I believe this is because they have more developed aerobic capacity, yet without neglecting their top-end speed & power. To do this I think u need to be flexible enough to change gears by altering your mechanics, and to be sensitive enough to know what to alter when u want a faster or slower pace so that u r most economical at that altered pace. Its not just how long your stride is or how quick is your cadence. Its also about postural positioning which results in changes of muscle firing.
From a slower pace when u want to accelerate, u need to lean more and recover your support leg faster. This will result in shorter ground contact time and therefore the back-kick isn't that pronounced anymore.
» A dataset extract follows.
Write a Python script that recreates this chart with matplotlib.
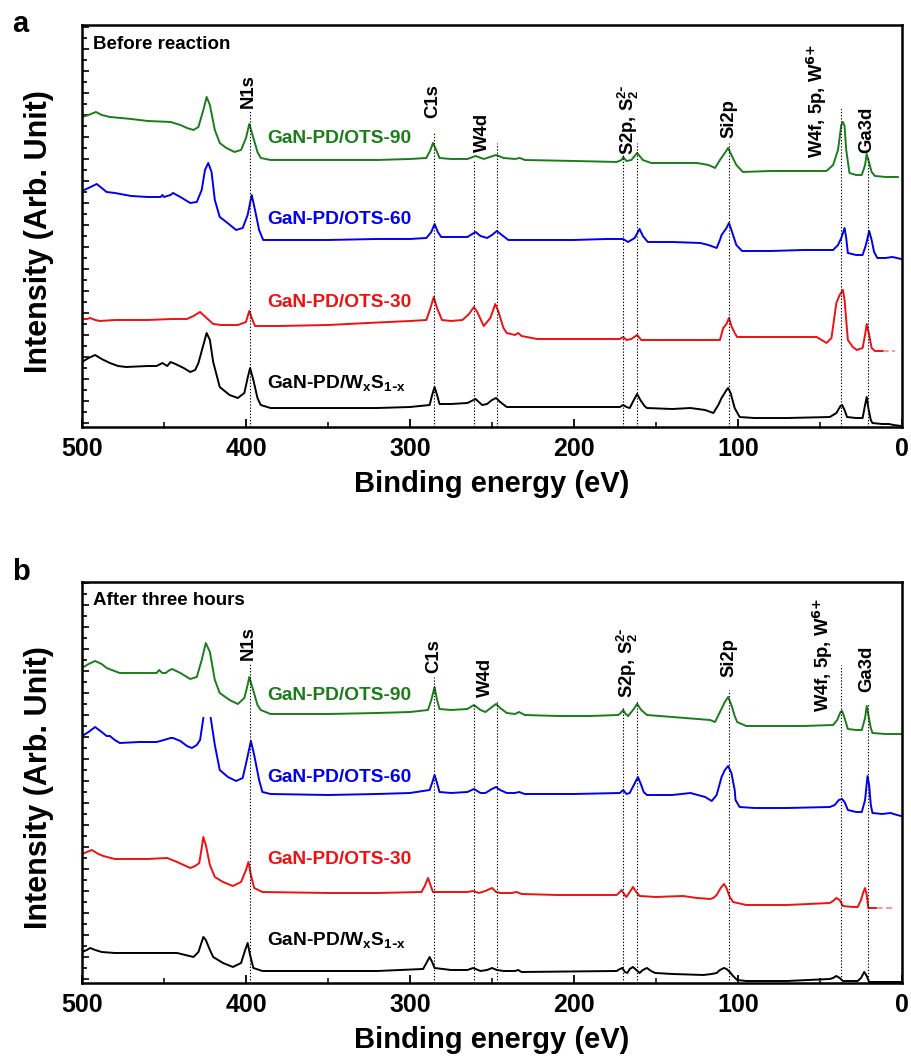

With quicker leg recovery the forward knee lift will naturally be higher due to the momentum generated by faster hamstring firing. The hip will by then be swinging up to more than 45 deg and this means hip flexors will be recruited. Foot touch down will be on a more bent knee & lower trunk position & this will recruit the glutes more as stabilizers.
If u run like this all the way for 5000m u will die off. But for the final 400m to 500m this is still viable provided u are well conditioned.
The same for the 800m. If u can remain aerobic for most of the race and yet stay with the leaders, then u will be in a much better position to finish well. But this is only possible if u can adopt the right mechanics which allow u to run fast but not exhausting the power generating hip flexors and glutes too early on.
That's why I think u can't really place training the energy systems above biomechanics, or vice versa. They're both important on their own right and in relation to each other.
But I tend to agree with Oztrack's Steve Bennett who feels that "nice movers" tend to last longer with fewer breakdowns, and that training purely for the energy systems will only elicit short term gains in performance. Its the improvement of one's efficiency at the various race paces which allows for "ease of speed" at any chosen event.
Wilson Kipketer has been reported to cease his workouts whenever he felt he wasn't able to hold good form any more. I think that's a safe way to train well and effectively.